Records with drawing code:
• • • • • • •

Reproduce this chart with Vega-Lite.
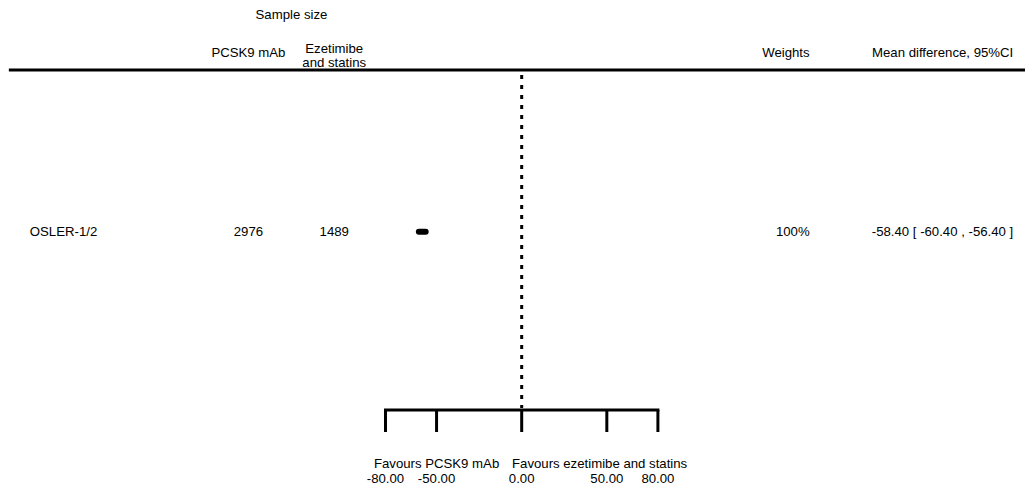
{
  "$schema": "https://vega.github.io/schema/vega-lite/v6.json",
  "autosize": {"type": "fit", "contains": "padding"},
  "width": 1027,
  "height": 491,
  "padding": 0,
  "background": "white",
  "config": {
    "view": {"stroke": null},
    "text": {"font": "Liberation Sans", "fontSize": 13.2, "color": "black"},
    "locale": {"number": {"decimal": ".", "thousands": ",", "grouping": [3], "currency": ["$", ""], "minus": "-"}}
  },
  "datasets": {
    "studies": [
      {"study": "OSLER-1/2", "n_pcsk9": 2976, "n_control": 1489, "weight": "100%", "md": -58.4, "lo": -60.4, "hi": -56.4, "ci_text": "-58.40 [ -60.40 , -56.40 ]"}
    ],
    "ticks": [{"tick": -80}, {"tick": -50}, {"tick": 0}, {"tick": 50}, {"tick": 80}]
  },
  "encoding": {
    "x": {"type": "quantitative", "scale": {"domain": [-306.4, 295.6], "nice": false, "zero": false}, "axis": null},
    "y": {"type": "quantitative", "scale": {"domain": [0, 491], "reverse": true, "nice": false, "zero": false}, "axis": null}
  },
  "layer": [
    {
      "data": {"values": [{}]},
      "mark": {"type": "rule", "strokeWidth": 3, "color": "black"},
      "encoding": {"x": {"datum": -301.2}, "x2": {"datum": 295.6}, "y": {"datum": 70}}
    },
    {
      "data": {"values": [{}]},
      "mark": {"type": "rule", "strokeWidth": 3, "color": "black", "strokeDash": [4, 6]},
      "encoding": {"x": {"datum": 0}, "y": {"datum": 75}, "y2": {"datum": 408}}
    },
    {
      "data": {"values": [{}]},
      "mark": {"type": "rule", "strokeWidth": 3, "color": "black", "strokeCap": "square"},
      "encoding": {"x": {"datum": -80}, "x2": {"datum": 80}, "y": {"datum": 410}}
    },
    {
      "data": {"name": "ticks"},
      "mark": {"type": "rule", "strokeWidth": 3, "color": "black"},
      "encoding": {"x": {"field": "tick", "type": "quantitative"}, "y": {"datum": 410}, "y2": {"datum": 432}}
    },
    {
      "data": {"name": "ticks"},
      "mark": {"type": "text", "align": "center", "baseline": "middle"},
      "encoding": {"x": {"field": "tick", "type": "quantitative"}, "y": {"datum": 479}, "text": {"field": "tick", "type": "quantitative", "format": ".2f"}}
    },
    {
      "data": {"values": [{}]},
      "mark": {"type": "text", "align": "center", "baseline": "middle"},
      "encoding": {"x": {"datum": -50}, "y": {"datum": 464}, "text": {"value": "Favours PCSK9 mAb"}}
    },
    {
      "data": {"values": [{}]},
      "mark": {"type": "text", "align": "left", "baseline": "middle"},
      "encoding": {"x": {"datum": -5.7}, "y": {"datum": 464}, "text": {"value": "Favours ezetimibe and statins"}}
    },
    {
      "data": {"values": [{}]},
      "mark": {"type": "text", "align": "center", "baseline": "middle"},
      "encoding": {"x": {"datum": -135.2}, "y": {"datum": 15}, "text": {"value": "Sample size"}}
    },
    {
      "data": {"values": [{}]},
      "mark": {"type": "text", "align": "center", "baseline": "middle"},
      "encoding": {"x": {"datum": -160.5}, "y": {"datum": 53}, "text": {"value": "PCSK9 mAb"}}
    },
    {
      "data": {"values": [{}]},
      "mark": {"type": "text", "align": "center", "baseline": "middle"},
      "encoding": {"x": {"datum": -110.1}, "y": {"datum": 49}, "text": {"value": "Ezetimibe"}}
    },
    {
      "data": {"values": [{}]},
      "mark": {"type": "text", "align": "center", "baseline": "middle"},
      "encoding": {"x": {"datum": -110.1}, "y": {"datum": 63}, "text": {"value": "and statins"}}
    },
    {
      "data": {"values": [{}]},
      "mark": {"type": "text", "align": "right", "baseline": "middle"},
      "encoding": {"x": {"datum": 169.1}, "y": {"datum": 53}, "text": {"value": "Weights"}}
    },
    {
      "data": {"values": [{}]},
      "mark": {"type": "text", "align": "right", "baseline": "middle"},
      "encoding": {"x": {"datum": 288.7}, "y": {"datum": 53}, "text": {"value": "Mean difference, 95%CI"}}
    },
    {
      "data": {"name": "studies"},
      "mark": {"type": "text", "align": "left", "baseline": "middle"},
      "encoding": {"x": {"datum": -288.9}, "y": {"datum": 232}, "text": {"field": "study", "type": "nominal"}}
    },
    {
      "data": {"name": "studies"},
      "mark": {"type": "text", "align": "center", "baseline": "middle"},
      "encoding": {"x": {"datum": -160.5}, "y": {"datum": 232}, "text": {"field": "n_pcsk9", "type": "quantitative", "format": "d"}}
    },
    {
      "data": {"name": "studies"},
      "mark": {"type": "text", "align": "center", "baseline": "middle"},
      "encoding": {"x": {"datum": -110.1}, "y": {"datum": 232}, "text": {"field": "n_control", "type": "quantitative", "format": "d"}}
    },
    {
      "data": {"name": "studies"},
      "mark": {"type": "text", "align": "right", "baseline": "middle"},
      "encoding": {"x": {"datum": 169.1}, "y": {"datum": 232}, "text": {"field": "weight", "type": "nominal"}}
    },
    {
      "data": {"name": "studies"},
      "mark": {"type": "text", "align": "right", "baseline": "middle"},
      "encoding": {"x": {"datum": 288.7}, "y": {"datum": 232}, "text": {"field": "ci_text", "type": "nominal"}}
    },
    {
      "data": {"name": "studies"},
      "mark": {"type": "rule", "strokeWidth": 6, "strokeCap": "round", "color": "black"},
      "encoding": {"x": {"field": "lo", "type": "quantitative"}, "x2": {"field": "hi"}, "y": {"datum": 231.7}}
    }
  ]
}
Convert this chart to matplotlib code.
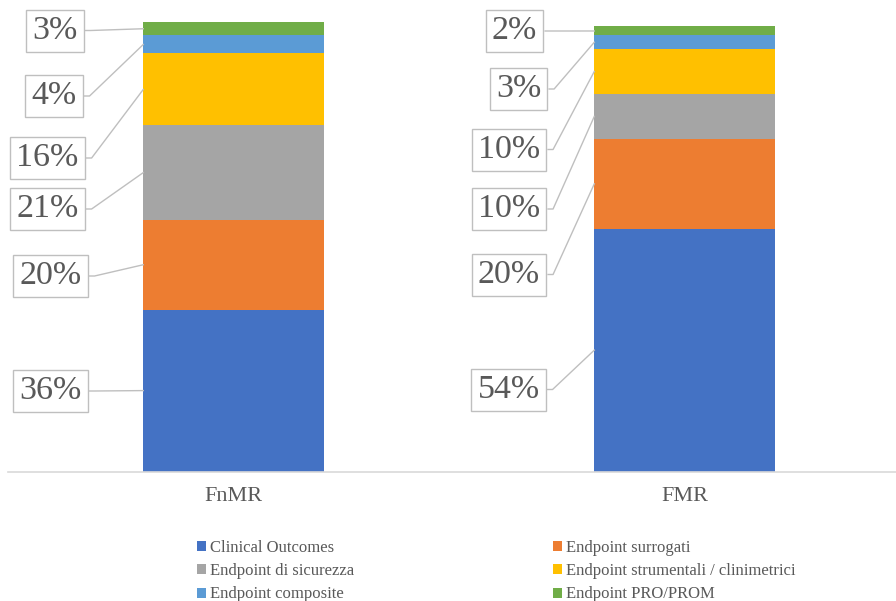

• • • • • • •

▶ _OBJECTIVE_
Tell how many lines of the data include the word "chart", and nothing else.

▶ _SOLUTION FOR THIS PROBLEM_
2